The programmatic role of a curator in current art discourse is closely dependent on the various manifestations of contemporary artistic practice. In the last few years this has been marked by an increasing preoccupation with social and interdisciplinary issues. Those involved in communicating and teaching art can respond by setting focal highlights within the thematic orientation and by incorporating new exhibition formats. So, for example, the processual character inherent in many artistic approaches is reflected in projects hosted by the Kunstverein in Hamburg, such as “Mapping a City: Hamburg-Kartierung” (2003), which extended over a period of nine months and to which, besides artists, specialists from various other fields were also invited.

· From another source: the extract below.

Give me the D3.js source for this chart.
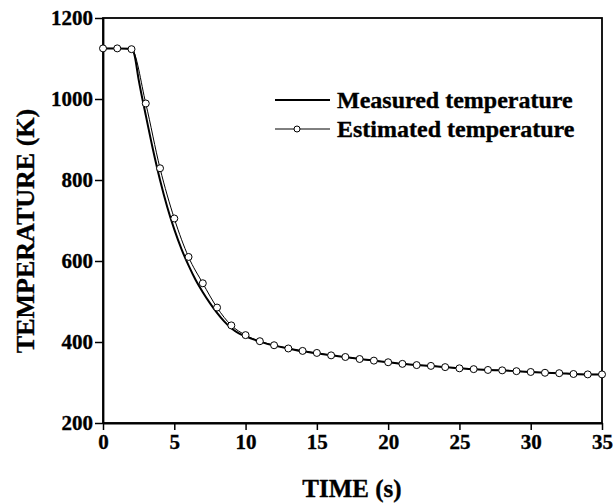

A similar idea lay at the core of events such as “Bühne 03” (2003) and “Drei Geschäfte. Mode, Musik & Bücher” (2006), which also evolved over lengthy periods of time and explored the correspondence between art and related spheres of popular culture. A key factor in curatorial work is its educative aspect, which not only takes the form of lectures, workshops and film screenings but is also manifested in the appointment by the Hamburger Kunstverein of its own in-house “thinker”. To begin with, Diedrich Diederichsen was invited to hold a lecture once a month for the duration of a year. His twelve lectures were subsequently summarized in a publication.
Ideally, the task of conveying and communicating art reflects the complexity of contemporary life; rather than viewing itself simply as part of life, it should become actively involved in social concerns through exhibitions and events. In this respect curatorial practice is always also a political activity.